▸ Task description: Give an exact transcription of every line, dropping the images.
---
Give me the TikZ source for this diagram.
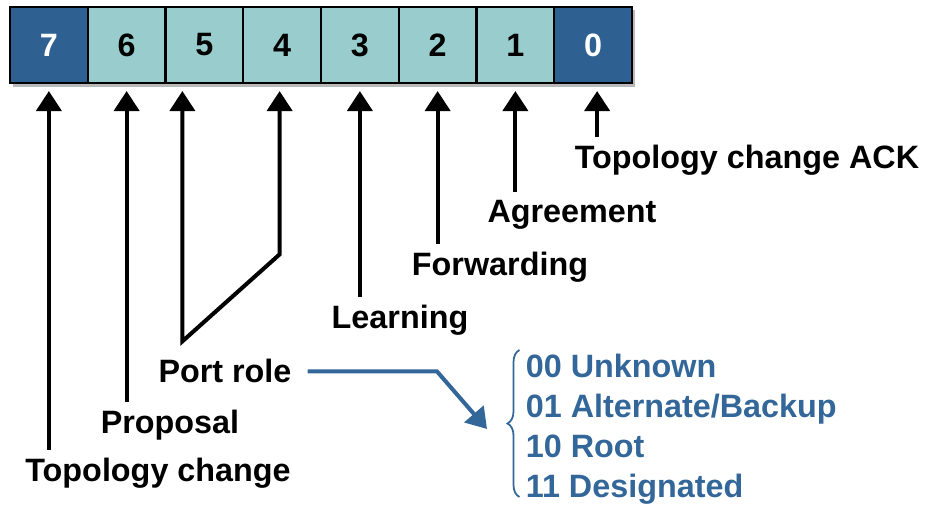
\documentclass[tikz,border=0pt]{standalone}
\usepackage{fontspec}
\setmainfont{Liberation Sans}
\usepackage{xcolor}
\usepackage{tikz}
\usetikzlibrary{positioning,arrows.meta,calc,decorations.pathreplacing}

\definecolor{bitdark}{RGB}{46,96,146}
\definecolor{bitlight}{RGB}{153,204,204}
\definecolor{roleblue}{RGB}{51,102,153}

\tikzset{
  >={Triangle[width=0.5cm,length=0.4cm]},
  bigfont/.style={font=\fontsize{18.4pt}{22.8pt}\selectfont\bfseries},
  bit/.style={draw=black, line width=1.2pt, minimum width=1.555cm,
    minimum height=1.52cm, inner sep=0pt, bigfont},
  lbl/.style={anchor=base, bigfont},
  role/.style={anchor=base west, inner sep=0pt, text=roleblue, bigfont},
  flag/.style={->, line width=2.3pt, shorten >=0.14cm, shorten <=1.5pt},
}

\begin{document}
\begin{tikzpicture}[scale=1]
\useasboundingbox (0,0) rectangle (18.5,10.14);
% BPDU flags byte
\fill[gray!55] (0.26,8.40) rectangle (12.70,9.94);
\foreach \b/\fc/\tc [count=\j from 0] in {7/bitdark/white,6/bitlight/black,5/bitlight/black,4/bitlight/black,3/bitlight/black,2/bitlight/black,1/bitlight/black,0/bitdark/white}
  \node[bit, fill=\fc, text=\tc] (b\b) at (0.9775+1.555*\j,9.24) {\b};
% Labels
\node[lbl] (tc) at (3.16,0.50) {Topology change};
\node[lbl] (prop) at (3.40,1.46) {Proposal};
\node[lbl] (pr) at (4.50,2.48) {Port role};
\node[lbl] (learn) at (8.00,3.56) {Learning};
\node[lbl] (fwd) at (10.00,4.62) {Forwarding};
\node[lbl] (agr) at (11.44,5.68) {Agreement};
\node[lbl] (ack) at (14.94,6.76) {Topology change ACK};
% Arrows up to the bits
\draw[flag] (tc.north -| b7) -- (b7.south);
\draw[flag] (prop.north -| b6) -- (b6.south);
\draw[flag] (learn.north -| b3) -- (b3.south);
\draw[flag] (fwd.north -| b2) -- (b2.south);
\draw[flag] (agr.north -| b1) -- (b1.south);
\coordinate (p0) at ([xshift=0.08cm]b0.south);
\draw[flag] (ack.north -| p0) -- (p0);
% Port role covers bits 5 and 4
\coordinate (p5) at ([xshift=-0.44cm]b5.south);
\coordinate (p4) at ([xshift=-0.05cm]b4.south);
\coordinate (pv) at ($(p5 |- pr.north)+(0,0.24)$);
\coordinate (pc) at ($(p4 |- pr.north)+(0,1.98)$);
\draw[<->, line width=2.3pt, shorten >=0.14cm, shorten <=0.14cm]
  (p5) -- (pv) -- (pc) -- (p4);
% Port role values
\foreach \y/\c/\t in {2.58/00/Unknown,1.78/01/{Alternate/Backup},0.98/10/Root,0.18/11/Designated}
  \node[role] (r\c) at (10.51,\y) {\c\ \t};
\draw[roleblue, line width=1pt, decorate, decoration={brace,amplitude=0.24cm}]
  ([shift={(-0.12,0.02)}]r11.base west) -- ([shift={(-0.12,0.56)}]r00.base west);
\coordinate (bx) at (8.74,0);
\coordinate (rt) at (9.74,1.56);
\draw[->, roleblue, line width=2.3pt, shorten <=0.2cm] (pr.east) -- (pr.east -| bx) -- (rt);
\end{tikzpicture}
\end{document}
---
▸ Completed exercise:
Give me the TikZ source for this diagram.
\documentclass[tikz,border=0pt]{standalone}
\usepackage{fontspec}
\setmainfont{Liberation Sans}
\usepackage{xcolor}
\usepackage{tikz}
\usetikzlibrary{positioning,arrows.meta,calc,decorations.pathreplacing}

\definecolor{bitdark}{RGB}{46,96,146}
\definecolor{bitlight}{RGB}{153,204,204}
\definecolor{roleblue}{RGB}{51,102,153}

\tikzset{
  >={Triangle[width=0.5cm,length=0.4cm]},
  bigfont/.style={font=\fontsize{18.4pt}{22.8pt}\selectfont\bfseries},
  bit/.style={draw=black, line width=1.2pt, minimum width=1.555cm,
    minimum height=1.52cm, inner sep=0pt, bigfont},
  lbl/.style={anchor=base, bigfont},
  role/.style={anchor=base west, inner sep=0pt, text=roleblue, bigfont},
  flag/.style={->, line width=2.3pt, shorten >=0.14cm, shorten <=1.5pt},
}

\begin{document}
\begin{tikzpicture}[scale=1]
\useasboundingbox (0,0) rectangle (18.5,10.14);
% BPDU flags byte
\fill[gray!55] (0.26,8.40) rectangle (12.70,9.94);
\foreach \b/\fc/\tc [count=\j from 0] in {7/bitdark/white,6/bitlight/black,5/bitlight/black,4/bitlight/black,3/bitlight/black,2/bitlight/black,1/bitlight/black,0/bitdark/white}
  \node[bit, fill=\fc, text=\tc] (b\b) at (0.9775+1.555*\j,9.24) {\b};
% Labels
\node[lbl] (tc) at (3.16,0.50) {Topology change};
\node[lbl] (prop) at (3.40,1.46) {Proposal};
\node[lbl] (pr) at (4.50,2.48) {Port role};
\node[lbl] (learn) at (8.00,3.56) {Learning};
\node[lbl] (fwd) at (10.00,4.62) {Forwarding};
\node[lbl] (agr) at (11.44,5.68) {Agreement};
\node[lbl] (ack) at (14.94,6.76) {Topology change ACK};
% Arrows up to the bits
\draw[flag] (tc.north -| b7) -- (b7.south);
\draw[flag] (prop.north -| b6) -- (b6.south);
\draw[flag] (learn.north -| b3) -- (b3.south);
\draw[flag] (fwd.north -| b2) -- (b2.south);
\draw[flag] (agr.north -| b1) -- (b1.south);
\coordinate (p0) at ([xshift=0.08cm]b0.south);
\draw[flag] (ack.north -| p0) -- (p0);
% Port role covers bits 5 and 4
\coordinate (p5) at ([xshift=-0.44cm]b5.south);
\coordinate (p4) at ([xshift=-0.05cm]b4.south);
\coordinate (pv) at ($(p5 |- pr.north)+(0,0.24)$);
\coordinate (pc) at ($(p4 |- pr.north)+(0,1.98)$);
\draw[<->, line width=2.3pt, shorten >=0.14cm, shorten <=0.14cm]
  (p5) -- (pv) -- (pc) -- (p4);
% Port role values
\foreach \y/\c/\t in {2.58/00/Unknown,1.78/01/{Alternate/Backup},0.98/10/Root,0.18/11/Designated}
  \node[role] (r\c) at (10.51,\y) {\c\ \t};
\draw[roleblue, line width=1pt, decorate, decoration={brace,amplitude=0.24cm}]
  ([shift={(-0.12,0.02)}]r11.base west) -- ([shift={(-0.12,0.56)}]r00.base west);
\coordinate (bx) at (8.74,0);
\coordinate (rt) at (9.74,1.56);
\draw[->, roleblue, line width=2.3pt, shorten <=0.2cm] (pr.east) -- (pr.east -| bx) -- (rt);
\end{tikzpicture}
\end{document}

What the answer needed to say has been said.